— Begin —

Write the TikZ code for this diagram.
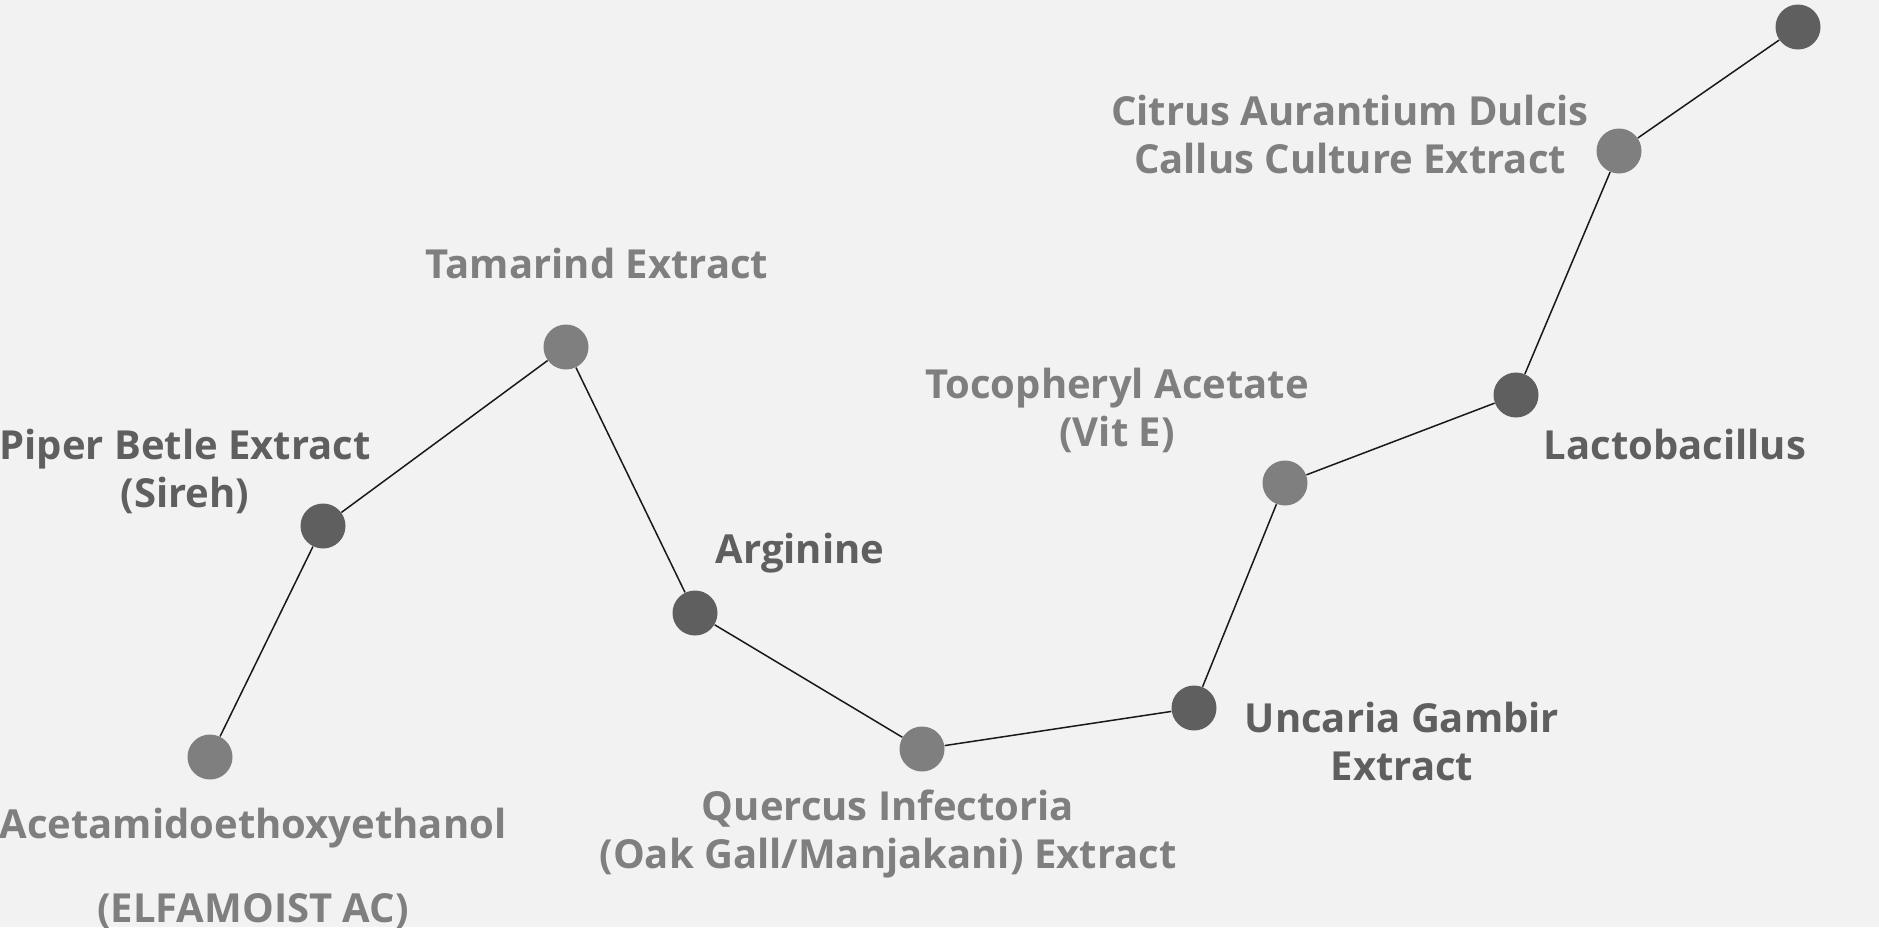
\documentclass[tikz,border=0pt]{standalone}
\usepackage{fontspec}
\setmainfont{Open Sans}[BoldFont={Open Sans Bold}]
\definecolor{bg}{HTML}{F2F2F2}
\definecolor{darkdot}{HTML}{5F5F5F}
\definecolor{lightdot}{HTML}{7F7F7F}
\tikzset{
  dot/.style={circle,minimum size=22.5pt,inner sep=0pt,draw=none},
  darkd/.style={dot,fill=darkdot},
  lightd/.style={dot,fill=lightdot},
  lbl/.style={inner sep=0pt,align=center,font=\bfseries\fontsize{20}{24}\selectfont},
  dlbl/.style={lbl,text=darkdot},
  llbl/.style={lbl,text=lightdot},
  link/.style={draw=black!90,line width=0.75pt}
}
\begin{document}
\begin{tikzpicture}[x=0.5pt,y=-0.5pt]
\fill[bg] (0,0) rectangle (1879,927);
\useasboundingbox (0,0) rectangle (1879,927);
\node[lightd] (a1) at (210,757) {};
\node[darkd]  (a2) at (323,526) {};
\node[lightd] (a3) at (566,347) {};
\node[darkd]  (a4) at (695,613) {};
\node[lightd] (a5) at (922,749) {};
\node[darkd]  (a6) at (1194,708) {};
\node[lightd] (a7) at (1285,483) {};
\node[darkd]  (a8) at (1516,395) {};
\node[lightd] (a9) at (1619,151) {};
\node[darkd]  (a10) at (1798,27) {};
\draw[link] (a1) -- (a2) -- (a3) -- (a4) -- (a5) -- (a6) -- (a7) -- (a8) -- (a9) -- (a10);
\node[llbl] (t1) at (253,828) {Acetamidoethoxyethanol};
\node[llbl] (t1b) at (253,911) {(ELFAMOIST AC)};
\node[dlbl] (t2) at (185,471) {Piper Betle Extract\\(Sireh)};
\node[llbl] (t3) at (597,263) {Tamarind Extract};
\node[dlbl] (t4) at (800,553) {Arginine};
\node[llbl] (t5) at (888,834) {Quercus Infectoria\\(Oak Gall/Manjakani) Extract};
\node[dlbl] (t6) at (1402,741) {Uncaria Gambir\\Extract};
\node[llbl] (t7) at (1117,410) {Tocopheryl Acetate\\(Vit E)};
\node[dlbl] (t8) at (1675,444) {Lactobacillus};
\node[llbl] (t9) at (1350,134) {Citrus Aurantium Dulcis\\Callus Culture Extract};
\end{tikzpicture}
\end{document}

— End —

• [Given instruction] Reproduce the listing above exactly, excluding all pictures.

• [Output for this task]
Write the TikZ code for this diagram.
\documentclass[tikz,border=0pt]{standalone}
\usepackage{fontspec}
\setmainfont{Open Sans}[BoldFont={Open Sans Bold}]
\definecolor{bg}{HTML}{F2F2F2}
\definecolor{darkdot}{HTML}{5F5F5F}
\definecolor{lightdot}{HTML}{7F7F7F}
\tikzset{
  dot/.style={circle,minimum size=22.5pt,inner sep=0pt,draw=none},
  darkd/.style={dot,fill=darkdot},
  lightd/.style={dot,fill=lightdot},
  lbl/.style={inner sep=0pt,align=center,font=\bfseries\fontsize{20}{24}\selectfont},
  dlbl/.style={lbl,text=darkdot},
  llbl/.style={lbl,text=lightdot},
  link/.style={draw=black!90,line width=0.75pt}
}
\begin{document}
\begin{tikzpicture}[x=0.5pt,y=-0.5pt]
\fill[bg] (0,0) rectangle (1879,927);
\useasboundingbox (0,0) rectangle (1879,927);
\node[lightd] (a1) at (210,757) {};
\node[darkd]  (a2) at (323,526) {};
\node[lightd] (a3) at (566,347) {};
\node[darkd]  (a4) at (695,613) {};
\node[lightd] (a5) at (922,749) {};
\node[darkd]  (a6) at (1194,708) {};
\node[lightd] (a7) at (1285,483) {};
\node[darkd]  (a8) at (1516,395) {};
\node[lightd] (a9) at (1619,151) {};
\node[darkd]  (a10) at (1798,27) {};
\draw[link] (a1) -- (a2) -- (a3) -- (a4) -- (a5) -- (a6) -- (a7) -- (a8) -- (a9) -- (a10);
\node[llbl] (t1) at (253,828) {Acetamidoethoxyethanol};
\node[llbl] (t1b) at (253,911) {(ELFAMOIST AC)};
\node[dlbl] (t2) at (185,471) {Piper Betle Extract\\(Sireh)};
\node[llbl] (t3) at (597,263) {Tamarind Extract};
\node[dlbl] (t4) at (800,553) {Arginine};
\node[llbl] (t5) at (888,834) {Quercus Infectoria\\(Oak Gall/Manjakani) Extract};
\node[dlbl] (t6) at (1402,741) {Uncaria Gambir\\Extract};
\node[llbl] (t7) at (1117,410) {Tocopheryl Acetate\\(Vit E)};
\node[dlbl] (t8) at (1675,444) {Lactobacillus};
\node[llbl] (t9) at (1350,134) {Citrus Aurantium Dulcis\\Callus Culture Extract};
\end{tikzpicture}
\end{document}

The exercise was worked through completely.